Начнём с того, что в Эстонии сегодня существуют как русские, так и эстонские детские сады. То же самое со школами. На протяжении последних двадцати лет, с момента появления самостоятельной образовательной политики, мы не старались унифицировать языки. В большинстве эстонских городов, кроме Нарвы и Силламяэ, где больше 90% русских жителей, русский язык преподают только в начальной школе, а в средней школе обучение осуществляется уже только на эстонском. Я думаю, что этот процесс постепенного перехода будет длиться ещё как минимум двадцать лет. Какими темпами всё это будет происходить, сказать сложно. Но мы ни на кого не давим и не стремимся ускорить процесс перехода на эстонский язык как единственный в школах. Что касается языковой политики в Эстонии на уровне университетов, то здесь у нас нет проблем с русским и эстонским языками, а вот с английским проблемы есть. Примерно для миллиона эстонцев родной язык — эстонский, остальные, примерно, триста тысяч — это русскоговорящее население. Но в университетах на уровне бакалавриата 90% образовательных программ преподаётся на эстонском языке, 10% — на английском и только несколько программ — на русском языке.
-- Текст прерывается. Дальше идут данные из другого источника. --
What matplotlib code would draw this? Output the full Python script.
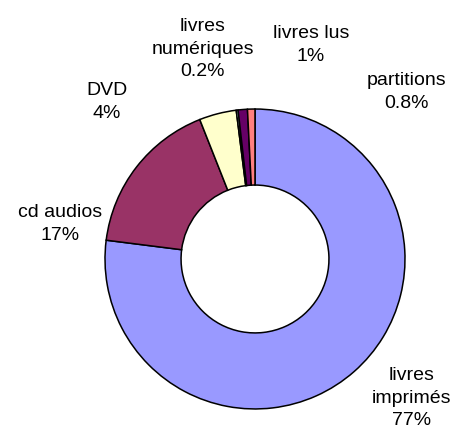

Например, в Таллинском техническом колледже в Кохтла-Ярве ещё есть несколько программ подготовки специалистов на русском языке. Но во всей Эстонии на уровне магистратуры в университетах уже треть образовательных программ преподаётся исключительно на английском. Противоречиво, я согласен. Но, если мы посмотрим на опыт Финляндии, Швеции, Дании, то увидим, что сегодня в этих странах обучение на всех магистерских программах осуществляется исключительно на английском языке. Так что, по всей вероятности, роль английского в высшем образовании будет расти и дальше. Хотя, с точки зрения национальной политики, делать упор на иностранные языки в системе образования Эстонии, значит оказывать не самое благоприятное воздействие на родной язык жителей нашей страны.